4. A poem I'm likely to think about when asked about a favorite poem is ....... Oh wow, there are so many, but one that often comes to my mind is going to sound really funny coming from a guy. It would be The Blue Dress by Sharon Olds. Olds is able to bubble to the surface very deep emotions as though she were pouring peroxide over what appears to be a superficial wound but bring out so much more than you thought was there.

5. I write/don't write poetry, but... I write poetry. Writing has been therapeutic to me, but it is like more than just taking medicine for something it is also like a vitamin and mineral supplement. Even when it is not emotionally healing, it is strengthening.

I seriously believe that it also helped me deal with my issues of mortality. It is the best, no, the only way I know to beat death. Create a part of you that death cannot have.

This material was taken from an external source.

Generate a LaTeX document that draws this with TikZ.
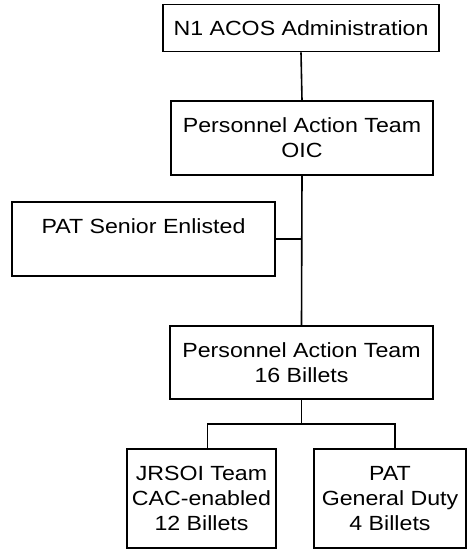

In more recent year I have come to embrace the artistic value of poetry. Something I did not recognize in my younger writing. In this way, what and how I write have evolved and continues to change in voice and content.

6. My experience with reading poetry differs from my experience with reading other types of literature.....for several reasons. I like that when I read poetry it speaks to me on a level different from anything else. But I also enjoy reading poetry because my eyes are not as good as they used to be and sometimes I tire easy of reading longer material, which frustrates me. Especially since I am also learning that I am not as broadly well read as I would like to be. I do think this hinders to some degree my own writing.

7. I find poetry...... (chuckling here) much to the dismay of my family, I find poetry in almost everything. They do not share passion for poetry. Don't get me wrong, they are very supportive of my writing.

I see poetry in a 6-4-3 double play. I see it in an empty baseball diamond. I see it in my backyard, the kitchen, in politics, in the silence of the night. This can be troubling to some. ( smile)

8. The last time I heard poetry.... I suppose it was myself reading out loud from a manuscript before I sent it off yesterday. Trying to reassure myself I suppose.

I used to go to readings fairly regularly. And last year I was reading every month someplace and sometimes two or three times in a month. It has been a while since I've done that. I do listen to poetry as well from various podcast sources.

9. I think poetry is like... life itself. I think it's like complexities reduced to simplest terms. It is an affirmation of magic. Evidence of a higher power. It is the closest thing to a universal language of the soul. It is where the heart and mind meet and a great fission occurs that produces the art of ourselves in language.

Ah... now who to tag with this.....? Deborah, Robert and Kelli.